→ **WORK TO COMPLETE**
From the entries below, copy out every line with "seaborn" in it.

→ **DATA SHOWN**
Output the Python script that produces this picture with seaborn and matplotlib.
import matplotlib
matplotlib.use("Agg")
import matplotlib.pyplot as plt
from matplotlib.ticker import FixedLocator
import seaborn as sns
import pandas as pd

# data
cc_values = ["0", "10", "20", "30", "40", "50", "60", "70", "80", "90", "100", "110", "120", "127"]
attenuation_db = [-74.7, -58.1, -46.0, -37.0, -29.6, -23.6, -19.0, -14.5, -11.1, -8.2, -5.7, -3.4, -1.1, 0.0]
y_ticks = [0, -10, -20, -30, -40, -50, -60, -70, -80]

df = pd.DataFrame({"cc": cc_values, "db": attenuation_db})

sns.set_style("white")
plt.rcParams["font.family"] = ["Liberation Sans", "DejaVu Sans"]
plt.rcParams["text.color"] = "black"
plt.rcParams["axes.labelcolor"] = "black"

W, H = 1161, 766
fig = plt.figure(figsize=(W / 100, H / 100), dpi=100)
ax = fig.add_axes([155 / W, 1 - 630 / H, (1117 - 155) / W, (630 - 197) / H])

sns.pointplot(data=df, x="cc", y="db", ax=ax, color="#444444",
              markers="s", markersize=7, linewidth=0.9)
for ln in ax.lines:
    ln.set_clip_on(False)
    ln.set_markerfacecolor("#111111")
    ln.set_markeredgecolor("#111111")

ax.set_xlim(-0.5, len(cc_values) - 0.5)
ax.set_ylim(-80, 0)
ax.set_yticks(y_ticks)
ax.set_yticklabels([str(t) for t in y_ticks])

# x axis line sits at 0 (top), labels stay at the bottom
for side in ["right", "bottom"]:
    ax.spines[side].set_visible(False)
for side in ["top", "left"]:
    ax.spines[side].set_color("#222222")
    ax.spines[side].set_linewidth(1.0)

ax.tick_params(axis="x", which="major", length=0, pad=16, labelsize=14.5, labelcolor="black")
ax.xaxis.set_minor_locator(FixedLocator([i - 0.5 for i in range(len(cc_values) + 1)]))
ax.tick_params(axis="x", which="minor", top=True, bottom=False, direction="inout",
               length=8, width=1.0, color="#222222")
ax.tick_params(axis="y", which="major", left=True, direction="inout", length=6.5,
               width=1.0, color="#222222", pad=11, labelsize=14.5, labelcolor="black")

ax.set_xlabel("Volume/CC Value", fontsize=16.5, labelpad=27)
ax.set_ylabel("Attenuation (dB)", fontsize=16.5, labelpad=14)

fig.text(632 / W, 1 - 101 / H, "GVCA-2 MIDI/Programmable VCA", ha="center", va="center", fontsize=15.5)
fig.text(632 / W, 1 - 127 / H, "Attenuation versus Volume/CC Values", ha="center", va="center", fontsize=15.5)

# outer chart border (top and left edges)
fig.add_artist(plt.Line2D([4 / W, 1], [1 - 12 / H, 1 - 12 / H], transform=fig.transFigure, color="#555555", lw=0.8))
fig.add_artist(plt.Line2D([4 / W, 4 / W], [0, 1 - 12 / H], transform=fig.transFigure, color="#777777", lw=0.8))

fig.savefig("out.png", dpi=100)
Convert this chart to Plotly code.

→ **COMPLETE RESPONSE**
Output the Python script that produces this picture with seaborn and matplotlib.
import seaborn as sns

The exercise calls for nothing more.